If (1) is the case, then the concept of moral relativism is germane. It's easy to condemn those who believe differently than we do. We know what's right. We believe it down to our bones. Infanticide, for example, is dead wrong. You just shouldn’t go around killing little babies. Yet, many cultures have practiced this in the past. For them, it was morally acceptable. Imagine a place where what we know is right is actually questionable. Newtonian physics, for example. Imagine that gravity doesn’t work, or that you can create matter. It’s impossible to comprehend.
So it is with the terrorists. They inhabit a world where our beliefs do not apply. We cannot imagine what it is like. Furthermore there is no way we can be convinced they are right and we are wrong, and vice versa. You will never convince me that killing a healthy baby is morally justified, nor that you can create matter. The causes of terrorism arise from the terrorist's belief that they are doing the right thing. In order to cure terrorism we must try to understand the world they live in. We must try to understand a world where 2+2 does not equal 4. But, they also must also be open to dialog. Only then will we begin to resolve our differences. We must convince them to have an open mind to alternate ways of thinking. Perhaps a reasonable compromise can be reached. But if we close our minds it is unlikely they will open theirs. A never ending war is inevitable.

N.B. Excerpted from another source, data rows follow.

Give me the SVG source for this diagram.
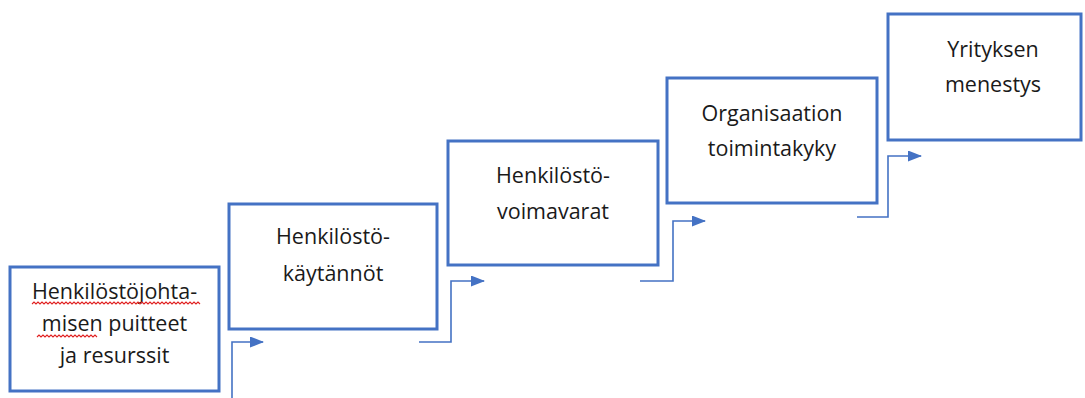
<svg xmlns="http://www.w3.org/2000/svg" width="1085" height="398" viewBox="0 0 1085 398">
<defs>
<style>
.box{fill:#fff;stroke:#4472C4;stroke-width:3}
.lbl{font-family:"Open Sans","Liberation Sans",sans-serif;font-size:21.5px;fill:#1a1a1a;text-anchor:middle}
.con{fill:none;stroke:#4472C4;stroke-width:1.6}
.sq{fill:none;stroke:#e02020;stroke-width:1.1}
</style>
<marker id="arr" markerWidth="14" markerHeight="11" refX="13" refY="5.5" orient="auto" markerUnits="userSpaceOnUse">
<path d="M0,0 L14,5.5 L0,11 Z" fill="#4472C4"/>
</marker>
</defs>
<rect width="1085" height="398" fill="#fff"/>
<g id="connectors">
<path class="con" d="M232,398 V342 H263" marker-end="url(#arr)"/>
<path class="con" d="M419,342 H451 V281 H484" marker-end="url(#arr)"/>
<path class="con" d="M640,281 H673 V221 H705" marker-end="url(#arr)"/>
<path class="con" d="M857,217 H888 V156 H921" marker-end="url(#arr)"/>
</g>
<g id="node1">
<rect class="box" x="10" y="267" width="209" height="124"/>
<text class="lbl" x="114.5" y="299">Henkilöstöjohta-</text>
<text class="lbl" x="114.5" y="331">misen puitteet</text>
<text class="lbl" x="114.5" y="363">ja resurssit</text>
<path class="sq" d="M32,304 l2,-2 l2,2 l2,-2 l2,2 l2,-2 l2,2 l2,-2 l2,2 l2,-2 l2,2 l2,-2 l2,2 l2,-2 l2,2 l2,-2 l2,2 l2,-2 l2,2 l2,-2 l2,2 l2,-2 l2,2 l2,-2 l2,2 l2,-2 l2,2 l2,-2 l2,2 l2,-2 l2,2 l2,-2 l2,2 l2,-2 l2,2 l2,-2 l2,2 l2,-2 l2,2 l2,-2 l2,2 l2,-2 l2,2 l2,-2 l2,2 l2,-2 l2,2 l2,-2 l2,2 l2,-2 l2,2 l2,-2 l2,2 l2,-2 l2,2 l2,-2 l2,2 l2,-2 l2,2 l2,-2 l2,2 l2,-2 l2,2 l2,-2 l2,2 l2,-2 l2,2 l2,-2 l2,2 l2,-2 l2,2 l2,-2 l2,2 l2,-2 l2,2 l2,-2 l2,2 l2,-2 l2,2 l2,-2 l2,2 l2,-2 l2,2 l2,-2 l2,2"/>
<path class="sq" d="M37,337 l2,-2 l2,2 l2,-2 l2,2 l2,-2 l2,2 l2,-2 l2,2 l2,-2 l2,2 l2,-2 l2,2 l2,-2 l2,2 l2,-2 l2,2 l2,-2 l2,2 l2,-2 l2,2 l2,-2 l2,2 l2,-2 l2,2 l2,-2 l2,2 l2,-2 l2,2 l2,-2 l2,2"/>
</g>
<g id="node2">
<rect class="box" x="229" y="204" width="208" height="125"/>
<text class="lbl" x="333" y="244">Henkilöstö-</text>
<text class="lbl" x="333" y="281">käytännöt</text>
</g>
<g id="node3">
<rect class="box" x="448" y="141" width="210" height="124"/>
<text class="lbl" x="553" y="183">Henkilöstö-</text>
<text class="lbl" x="553" y="219">voimavarat</text>
</g>
<g id="node4">
<rect class="box" x="667" y="78" width="210" height="125"/>
<text class="lbl" x="772" y="121">Organisaation</text>
<text class="lbl" x="772" y="156">toimintakyky</text>
</g>
<g id="node5">
<rect class="box" x="888" y="14" width="193" height="126"/>
<text class="lbl" x="993" y="57">Yrityksen</text>
<text class="lbl" x="993" y="92">menestys</text>
</g>
</svg>
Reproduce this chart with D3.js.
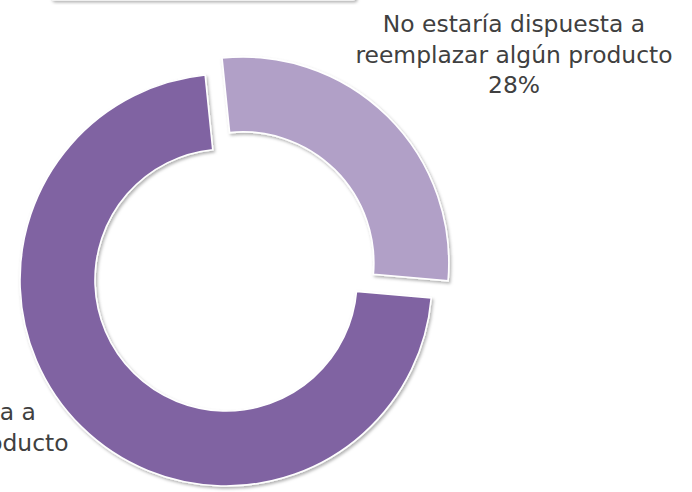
<!DOCTYPE html>
<html lang="es">
<head>
    <meta charset="UTF-8">
    <title>Donut</title>
    <script src="https://cdn.jsdelivr.net/npm/d3@7"></script>
    <style>
        body { margin: 0; background: #fff; }
        svg { display: block; }
    </style>
</head>
<body>
<script>
    // datos
    var categories = ["No estaría dispuesta a reemplazar algún producto", "Sí estaría dispuesta a reemplazar algún producto"];
    var labelLines = [["No estaría dispuesta a", "reemplazar algún producto"], ["Sí estaría dispuesta a", "reemplazar algún producto"]];
    var values = [28, 72];
    var colors = ["#B1A0C7", "#8064A2"];

    var width = 692, height = 492;
    var cx = 226, cy = 280;
    var outerR = 206, innerR = 131;
    var explode = [24, 0];   // solo se separa la porción pequeña

    var svg = d3.select("body").append("svg")
        .attr("width", width)
        .attr("height", height);

    // sombra suave
    var defs = svg.append("defs");
    var f = defs.append("filter").attr("id", "sh")
        .attr("x", "-20%").attr("y", "-20%").attr("width", "140%").attr("height", "140%");
    f.append("feDropShadow")
        .attr("dx", 1.5).attr("dy", 2)
        .attr("stdDeviation", 1.8)
        .attr("flood-color", "#000")
        .attr("flood-opacity", 0.3);

    // caja del título (cortada arriba)
    svg.append("rect")
        .attr("x", 51).attr("y", -20)
        .attr("width", 305).attr("height", 20.5)
        .attr("rx", 3)
        .attr("fill", "#fff")
        .attr("filter", "url(#sh)");

    var total = d3.sum(values);
    var pie = d3.pie()
        .sort(null)
        .startAngle(-5.8 * Math.PI / 180)
        .endAngle(-5.8 * Math.PI / 180 + 2 * Math.PI);

    var arc = d3.arc().innerRadius(innerR).outerRadius(outerR);

    var arcs = pie(values);

    var g = svg.append("g").attr("transform", "translate(" + cx + "," + cy + ")");

    g.selectAll("path")
        .data(arcs)
        .enter()
        .append("path")
        .attr("d", arc)
        .attr("fill", function (d, i) { return colors[i]; })
        .attr("stroke", "#fff")
        .attr("stroke-width", 1.6)
        .attr("filter", "url(#sh)")
        .attr("transform", function (d, i) {
            var a = (d.startAngle + d.endAngle) / 2;
            return "translate(" + (Math.sin(a) * explode[i]) + "," + (-Math.cos(a) * explode[i]) + ")";
        });

    // etiquetas
    var labelPos = [[514, 32], [-90, 420]];
    var lineH = 30.5;

    labelPos.forEach(function (p, i) {
        var t = svg.append("text")
            .attr("x", p[0])
            .attr("y", p[1])
            .attr("text-anchor", "middle")
            .attr("fill", "#404040")
            .style("font-family", "'DejaVu Sans', Verdana, sans-serif")
            .style("font-size", "23.4px");
        var lines = labelLines[i].concat([Math.round(values[i] / total * 100) + "%"]);
        lines.forEach(function (s, k) {
            t.append("tspan")
                .attr("x", p[0])
                .attr("y", p[1] + k * lineH)
                .text(s);
        });
    });
</script>
</body>
</html>
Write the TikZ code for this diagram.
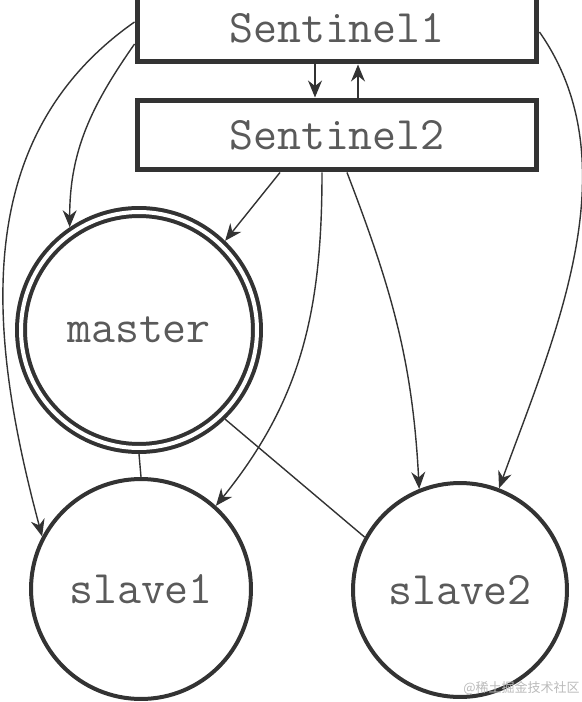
\documentclass[tikz,border=0pt]{standalone}
\usepackage{fontspec}
\newfontfamily\cjkfont{Noto Sans CJK SC}
\usetikzlibrary{arrows.meta, calc}
\definecolor{linegrey}{HTML}{333333}
\definecolor{textgrey}{HTML}{5A5A5A}
\definecolor{markgrey}{HTML}{BBBBBB}
\tikzset{
	box/.style={shape=rectangle,draw=linegrey,line width=0.1cm,fill=white,minimum width=8cm,inner sep=0pt,text=textgrey,font=\ttfamily\fontsize{26.5}{26.5}\selectfont},
	server/.style={shape=circle,draw=linegrey,line width=0.08cm,fill=white,inner sep=0pt,text=textgrey,font=\ttfamily\fontsize{26.5}{26.5}\selectfont},
	master-node/.style={double=white,double distance=0.08cm,outer sep=0.12cm},
	watermark/.style={text=markgrey,inner sep=0pt,font=\cjkfont\fontsize{7.4}{7.4}\selectfont},
	link/.style={line width=0.8pt,draw=linegrey},
}
\tikzstyle{arrow} = [link,-{Stealth[length=0.34cm,width=0.28cm]}]

\begin{document}
\begin{tikzpicture}[x=0.02cm,y=0.02cm]
	\useasboundingbox (0,0) rectangle (581,-702);
	\node[box,minimum height=1.34cm] (S1) at (337,-28.5) {Sentinel1};
	\node[box,minimum height=1.4cm] (S2) at (337,-135) {Sentinel2};
	\node[server,master-node,minimum size=4.72cm] (M) at (139,-330) {master};
	\node[server,minimum size=4.4cm] (SL1) at (141,-589) {slave1};
	\node[server,minimum size=4.28cm] (SL2) at (460,-590) {slave2};
	\node[watermark,anchor=east] (W) at (580,-688) {@稀土掘金技术社区};

	\draw [arrow] ($(S1.south)+(-22,0)$) -- ($(S2.north)+(-22,0)$);
	\draw [arrow] ($(S2.north)+(21,0)$) -- ($(S1.south)+(21,0)$);

	\draw [arrow] ($(S1.west)+(0,6.5)$) to[out=215,in=105] (SL1.152);
	\draw [arrow] ($(S1.west)+(0,-15.5)$) to[out=235,in=90] (M.124);
	\draw [arrow] ($(S1.east)+(0,-3.5)$) to[out=-55,in=70,looseness=0.9] (SL2.69);

	\draw [arrow] ($(S2.south)+(-57,0)$) -- (M.46);
	\draw [arrow] ($(S2.south)+(-15,0)$) to[out=-90,in=51] (SL1.48);
	\draw [arrow] ($(S2.south)+(10,0)$) to[out=-69,in=93] (SL2.112);

	\draw [link] (M.south) -- (SL1.north);
	\draw [link] (M.-46) -- (SL2.151);
\end{tikzpicture}
\end{document}
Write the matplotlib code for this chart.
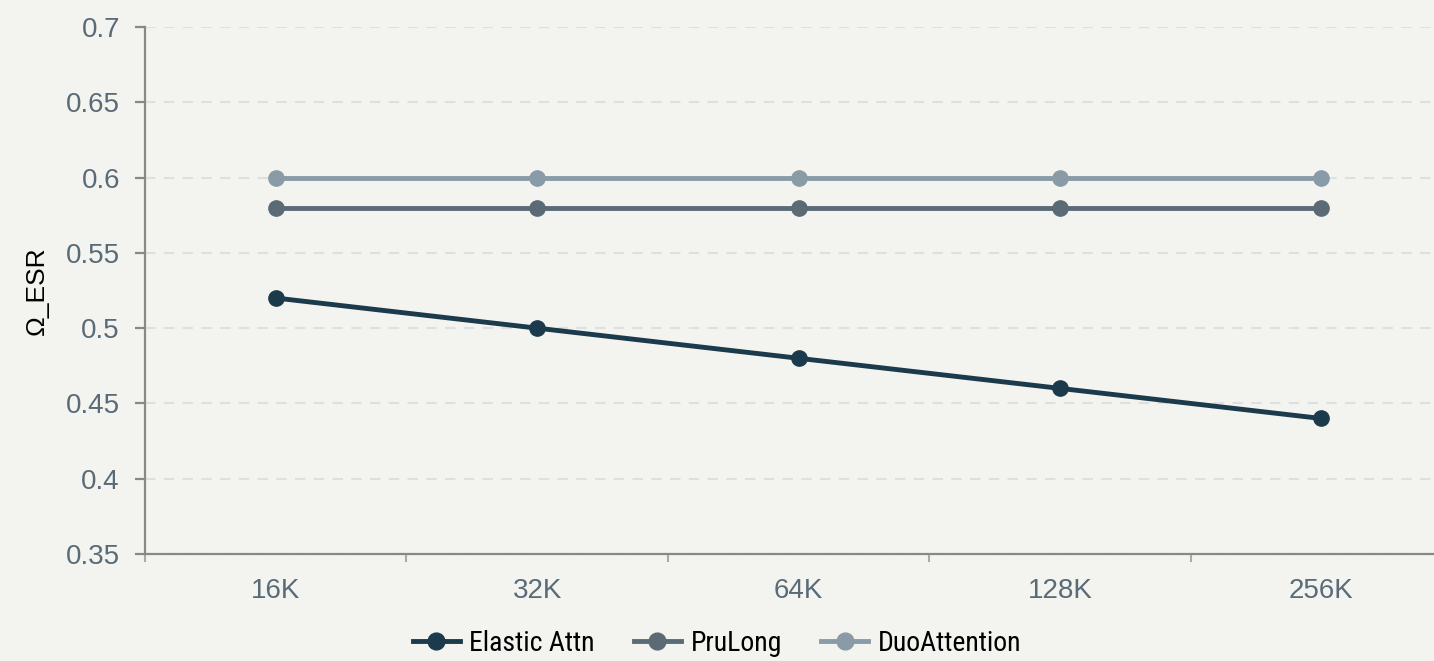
import numpy as np
import matplotlib.pyplot as plt
from matplotlib import font_manager

# context lengths and Omega_ESR per method
lengths = ['16K', '32K', '64K', '128K', '256K']
elastic_attn = [0.52, 0.50, 0.48, 0.46, 0.44]
prulong = [0.58, 0.58, 0.58, 0.58, 0.58]
duo_attention = [0.60, 0.60, 0.60, 0.60, 0.60]


def pick_font(names):
    for n in names:
        try:
            font_manager.findfont(n, fallback_to_default=False)
            return n
        except ValueError:
            pass
    return 'DejaVu Sans'


legend_font = pick_font(['Liberation Sans Narrow', 'Roboto Condensed', 'Open Sans', 'Liberation Sans'])

bg = '#f3f4ef'
fig = plt.figure(figsize=(14.34, 6.61), dpi=100, facecolor=bg)
ax = fig.add_axes([145 / 1434, 107 / 661, 1307 / 1434, 527 / 661])
ax.set_facecolor(bg)

x = np.arange(len(lengths))
ax.plot(x, elastic_attn, color='#1b3a4b', lw=3.5, marker='o', ms=11, label='Elastic Attn', zorder=3)
ax.plot(x, prulong, color='#5b6b76', lw=3.5, marker='o', ms=11, label='PruLong', zorder=3)
ax.plot(x, duo_attention, color='#8a9ba8', lw=3.5, marker='o', ms=11, label='DuoAttention', zorder=3)

ax.set_xlim(-0.5, len(lengths) - 0.5)
ax.set_ylim(0.35, 0.7)
yt = [0.35, 0.4, 0.45, 0.5, 0.55, 0.6, 0.65, 0.7]
ax.set_yticks(yt)
ax.set_yticklabels(['0.35', '0.4', '0.45', '0.5', '0.55', '0.6', '0.65', '0.7'])
ax.set_xticks(x)
ax.set_xticklabels(lengths)
ax.set_xticks(np.arange(-0.5, len(lengths)), minor=True)

ax.grid(axis='y', color='#dedfe1', ls=(0, (5, 4)), lw=1.5, zorder=0)
for s in ['top', 'right']:
    ax.spines[s].set_visible(False)
for s in ['left', 'bottom']:
    ax.spines[s].set_color('#888888')
    ax.spines[s].set_linewidth(1.6)

ax.tick_params(axis='y', length=7, width=1.6, color='#888888', labelcolor='#5a6b78',
               labelsize=20, pad=11)
ax.tick_params(axis='x', which='major', length=0, labelcolor='#5a6b78', labelsize=20, pad=17)
ax.tick_params(axis='x', which='minor', length=6, width=1.5, color='#aaaaaa')
for lab in ax.get_xticklabels() + ax.get_yticklabels():
    lab.set_family('Liberation Sans')

ax.set_ylabel('Ω_ESR', fontsize=19, family='Liberation Sans', labelpad=12)

fig.legend(loc='center', bbox_to_anchor=(0.5, 0.027), ncol=3, frameon=False,
           prop={'family': [legend_font, 'DejaVu Sans'], 'size': 20},
           handlelength=1.7, columnspacing=1.4, handletextpad=0.35, markerscale=1.1)

fig.savefig('out.png', dpi=100, facecolor=bg)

Now, in the case if (2), where terrorists are not, in fact, religious fanatics, but simply evil folks who want to kill people then we should just beat the shit out of them. Their universe is the same as ours. They know they are doing wrong but they do it anyway. No compromise or negotiation is possible.
So which is it? Do Islamic terrorists truly believe they are doing Allah’s bidding (even though misguided in our eyes), or are they just mentally ill violent crackpots?
Kev: You still seem to think moral relativism has something to do with this issue, but you are entirely mistaken. Your latest note appears to say that because radical Islamists think recent terrorism is good in this specific case in some sense, we should consider their case before killing them to stop them from killing us. I agree. Discussion and negotiation is a good thing to work on with just about anyone. Islamic terrorists might have some good points and some good reasons for their killing. I’ve been looking into it all along.
But that has nothing whatsoever to do with moral relativism. MR simply says that everyone is morally right and every moral position is good. Terrorists are right, anti-terrorists are right, and every other position is right, too. From the point of view of MR, it doesn’t matter morally whether I look into the case for Islamic terrorism or not. MR says that whatever I decide to do is right. If I want to answer the Islamic terrorists with some terror of my own, MR tells me I’m right. I can do whatever I think best, from bombing them to hell to opening peace talks while they keep bombing me. Thus, MR has nothing to say to this issue and is entirely irrelevant.
I suspect that what you’re really interested in is talking with terrorists and their supporters to understand them better. With the insight we gain from discussion, you appear to think, we will probably be better decide how to deal with them, how to best put a stop to their killing without falling into moral error ourselves. I fully agree. That’s just what I’ve been excogitating about. We should be trying to understand radical Islamist terrorists, both to stop them from killing us and to protect ourselves from moral error. But that has nothing at all to do with moral relativism -- not one little thing.
Finally, there are far more possible explanations for terrorism than fanaticism or mental illness; so I see no reason to bother choosing between those two simplistic positions.